Your objective: Your job is to retype all of the data word for word, leaving every image out.

Collected material:
══════════

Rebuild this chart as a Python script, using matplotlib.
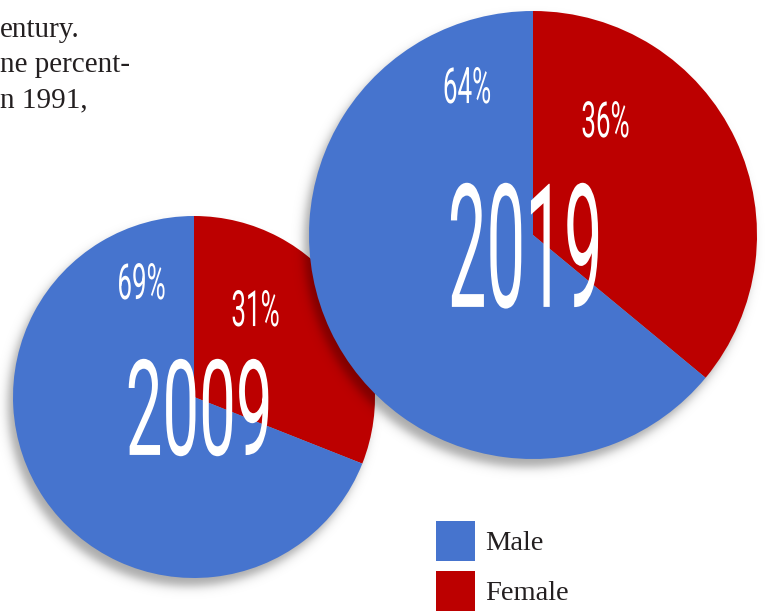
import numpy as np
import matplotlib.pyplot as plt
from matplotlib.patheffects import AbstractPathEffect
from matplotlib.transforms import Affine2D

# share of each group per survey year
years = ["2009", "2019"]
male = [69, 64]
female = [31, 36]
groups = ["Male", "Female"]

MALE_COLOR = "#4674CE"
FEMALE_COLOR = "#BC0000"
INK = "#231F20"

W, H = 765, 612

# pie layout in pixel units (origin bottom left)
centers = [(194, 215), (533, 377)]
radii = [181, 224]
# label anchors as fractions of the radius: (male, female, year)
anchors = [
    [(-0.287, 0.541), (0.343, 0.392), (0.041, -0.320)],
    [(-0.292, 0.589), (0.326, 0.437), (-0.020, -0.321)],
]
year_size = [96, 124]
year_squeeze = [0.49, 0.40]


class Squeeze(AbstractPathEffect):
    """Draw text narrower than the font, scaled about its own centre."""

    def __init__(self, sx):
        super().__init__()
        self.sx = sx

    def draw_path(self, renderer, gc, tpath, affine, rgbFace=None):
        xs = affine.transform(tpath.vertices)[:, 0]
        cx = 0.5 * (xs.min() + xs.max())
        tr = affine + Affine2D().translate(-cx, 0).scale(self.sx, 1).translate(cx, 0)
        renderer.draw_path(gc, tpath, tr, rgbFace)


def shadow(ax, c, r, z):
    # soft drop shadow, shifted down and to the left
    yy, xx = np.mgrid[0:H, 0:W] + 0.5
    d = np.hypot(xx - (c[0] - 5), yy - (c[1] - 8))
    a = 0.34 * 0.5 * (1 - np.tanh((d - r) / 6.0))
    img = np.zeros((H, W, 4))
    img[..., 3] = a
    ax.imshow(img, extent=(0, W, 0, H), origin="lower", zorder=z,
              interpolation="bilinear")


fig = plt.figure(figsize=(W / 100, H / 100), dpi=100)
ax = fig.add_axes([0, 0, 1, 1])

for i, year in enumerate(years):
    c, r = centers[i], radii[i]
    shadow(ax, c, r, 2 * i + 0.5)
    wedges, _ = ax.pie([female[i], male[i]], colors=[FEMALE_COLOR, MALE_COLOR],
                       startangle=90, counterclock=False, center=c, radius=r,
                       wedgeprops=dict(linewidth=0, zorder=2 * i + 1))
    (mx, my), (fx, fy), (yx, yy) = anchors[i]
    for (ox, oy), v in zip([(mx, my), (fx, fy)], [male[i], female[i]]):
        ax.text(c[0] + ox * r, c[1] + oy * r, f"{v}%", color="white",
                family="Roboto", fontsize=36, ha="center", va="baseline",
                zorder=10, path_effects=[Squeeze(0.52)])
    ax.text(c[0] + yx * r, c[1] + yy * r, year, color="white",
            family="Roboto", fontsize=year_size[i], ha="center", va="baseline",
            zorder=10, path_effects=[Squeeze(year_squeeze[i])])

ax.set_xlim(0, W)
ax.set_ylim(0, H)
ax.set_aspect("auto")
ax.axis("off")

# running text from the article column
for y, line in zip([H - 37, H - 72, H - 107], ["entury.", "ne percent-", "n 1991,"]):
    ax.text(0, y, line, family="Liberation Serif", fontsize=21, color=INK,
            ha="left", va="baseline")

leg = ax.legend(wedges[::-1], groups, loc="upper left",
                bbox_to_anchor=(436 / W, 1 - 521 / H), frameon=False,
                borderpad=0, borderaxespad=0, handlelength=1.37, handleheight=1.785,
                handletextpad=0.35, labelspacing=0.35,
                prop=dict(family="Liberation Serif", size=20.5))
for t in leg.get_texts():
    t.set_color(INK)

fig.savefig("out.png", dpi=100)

══════════

Exercise result:
Rebuild this chart as a Python script, using matplotlib.
import numpy as np
import matplotlib.pyplot as plt
from matplotlib.patheffects import AbstractPathEffect
from matplotlib.transforms import Affine2D

# share of each group per survey year
years = ["2009", "2019"]
male = [69, 64]
female = [31, 36]
groups = ["Male", "Female"]

MALE_COLOR = "#4674CE"
FEMALE_COLOR = "#BC0000"
INK = "#231F20"

W, H = 765, 612

# pie layout in pixel units (origin bottom left)
centers = [(194, 215), (533, 377)]
radii = [181, 224]
# label anchors as fractions of the radius: (male, female, year)
anchors = [
    [(-0.287, 0.541), (0.343, 0.392), (0.041, -0.320)],
    [(-0.292, 0.589), (0.326, 0.437), (-0.020, -0.321)],
]
year_size = [96, 124]
year_squeeze = [0.49, 0.40]


class Squeeze(AbstractPathEffect):
    """Draw text narrower than the font, scaled about its own centre."""

    def __init__(self, sx):
        super().__init__()
        self.sx = sx

    def draw_path(self, renderer, gc, tpath, affine, rgbFace=None):
        xs = affine.transform(tpath.vertices)[:, 0]
        cx = 0.5 * (xs.min() + xs.max())
        tr = affine + Affine2D().translate(-cx, 0).scale(self.sx, 1).translate(cx, 0)
        renderer.draw_path(gc, tpath, tr, rgbFace)


def shadow(ax, c, r, z):
    # soft drop shadow, shifted down and to the left
    yy, xx = np.mgrid[0:H, 0:W] + 0.5
    d = np.hypot(xx - (c[0] - 5), yy - (c[1] - 8))
    a = 0.34 * 0.5 * (1 - np.tanh((d - r) / 6.0))
    img = np.zeros((H, W, 4))
    img[..., 3] = a
    ax.imshow(img, extent=(0, W, 0, H), origin="lower", zorder=z,
              interpolation="bilinear")


fig = plt.figure(figsize=(W / 100, H / 100), dpi=100)
ax = fig.add_axes([0, 0, 1, 1])

for i, year in enumerate(years):
    c, r = centers[i], radii[i]
    shadow(ax, c, r, 2 * i + 0.5)
    wedges, _ = ax.pie([female[i], male[i]], colors=[FEMALE_COLOR, MALE_COLOR],
                       startangle=90, counterclock=False, center=c, radius=r,
                       wedgeprops=dict(linewidth=0, zorder=2 * i + 1))
    (mx, my), (fx, fy), (yx, yy) = anchors[i]
    for (ox, oy), v in zip([(mx, my), (fx, fy)], [male[i], female[i]]):
        ax.text(c[0] + ox * r, c[1] + oy * r, f"{v}%", color="white",
                family="Roboto", fontsize=36, ha="center", va="baseline",
                zorder=10, path_effects=[Squeeze(0.52)])
    ax.text(c[0] + yx * r, c[1] + yy * r, year, color="white",
            family="Roboto", fontsize=year_size[i], ha="center", va="baseline",
            zorder=10, path_effects=[Squeeze(year_squeeze[i])])

ax.set_xlim(0, W)
ax.set_ylim(0, H)
ax.set_aspect("auto")
ax.axis("off")

# running text from the article column
for y, line in zip([H - 37, H - 72, H - 107], ["entury.", "ne percent-", "n 1991,"]):
    ax.text(0, y, line, family="Liberation Serif", fontsize=21, color=INK,
            ha="left", va="baseline")

leg = ax.legend(wedges[::-1], groups, loc="upper left",
                bbox_to_anchor=(436 / W, 1 - 521 / H), frameon=False,
                borderpad=0, borderaxespad=0, handlelength=1.37, handleheight=1.785,
                handletextpad=0.35, labelspacing=0.35,
                prop=dict(family="Liberation Serif", size=20.5))
for t in leg.get_texts():
    t.set_color(INK)

fig.savefig("out.png", dpi=100)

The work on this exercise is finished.